A fourth possibility, that of demonstrating the intrinsic benefits of justice and other cooperative excellences, will be discussed below.

PLATONIC SOLUTIONS OF PROBLEMS IN GREEK ETHICS

The list of the 'virtues' in later 5th century Greece contained a number of recent recruits, whose requirements in a given situation might conflict with the requirements of the traditional 'virtues'. Much hard thought, of a kind not yet to be found in Greece, was needed before such conflicts could be resolved. The competitive excellences had deeper historical roots, and their contribution to the well-being of the 'goodman' and his 'friends' was more readily apparent. They were likely to be given precedence in a crisis. Since the result might be the disruption of civic order and harmony, one of Plato's goals when portraying Socrates in conversation with the well-meaning who accepted (at least in some circumstances) the addition of cooperative excellences to the 'virtues' was to ensure that they were not discarded in a crisis.
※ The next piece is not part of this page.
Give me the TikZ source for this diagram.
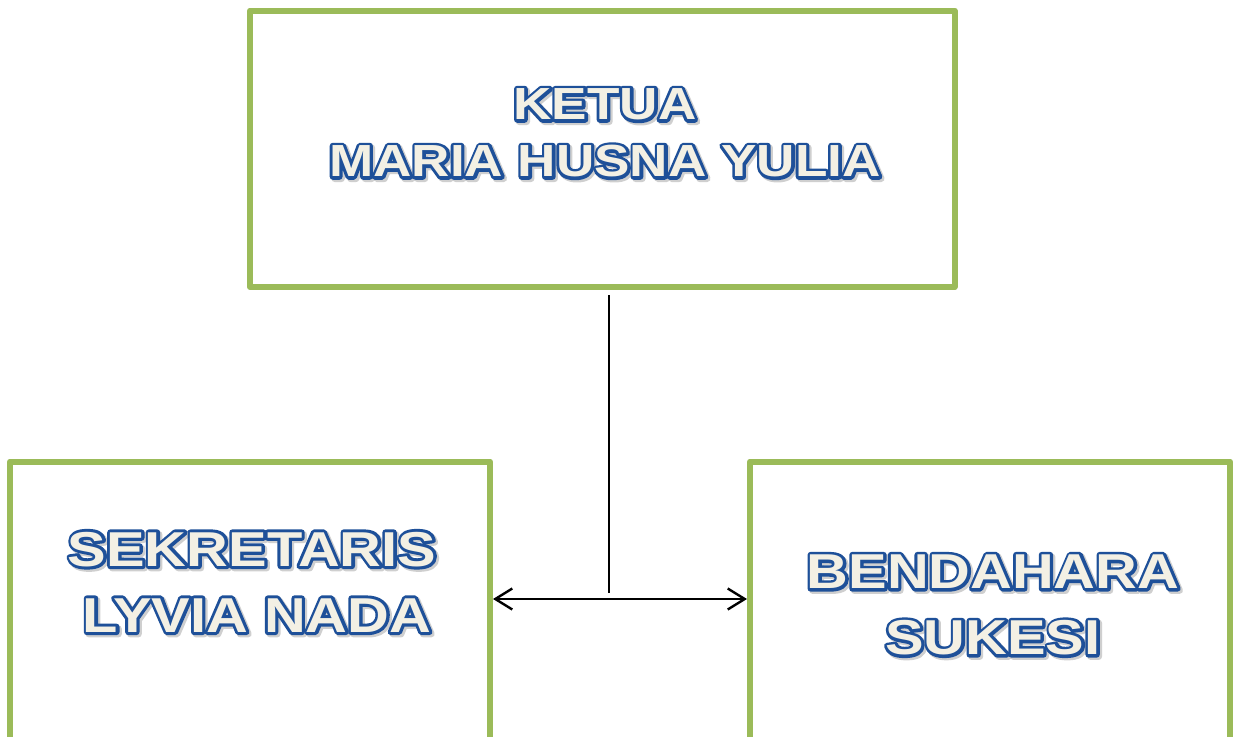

In the Crito Plato portrays Crito in just such a crisis. Crito is Socrates' oldest friend, and, though evidently in no sense a philosopher, he has previously agreed with Socrates in regarding the cooperative excellences as 'virtues', and therefore desirable. In this crisis he reverts to traditional values: any 'goodman' should help his friends when their well-being is threatened, and be ready to spend money and hazard his life if need be. Socrates himself is betraying himself and his family by his refusal to escape from prison. The situation is not merely kakon (hereafter 'harmful') for Socrates but also aischron (hereafter 'shameful/ugly') for him. Socrates is showing himself deficient in 'virtue' and his refusal to let his friends help him causes them to seem deficient in 'virtue' too.

In reply, Socrates asks Crito whether he has abandoned his former agreement that living dikaios ('justly') is to be equated with living kalos ('honourably/beautifully'), and living eu, ('well', in the sense of 'efficiently' or 'in a flourishing manner', not in the sense of 'justly'). Crito replies that he has not. The reply commits him to the pursuit of any course of action of whose justice he is convinced, or can be convinced by Socrates, for eu zen (hereafter 'living well' in the sense explained above) is synonymous with eudaimonia (hereafter 'human flourishing') which all pursue as their goal. Socrates accordingly devotes the rest of the dialogue to demonstrating that it is just for him to remain in prison.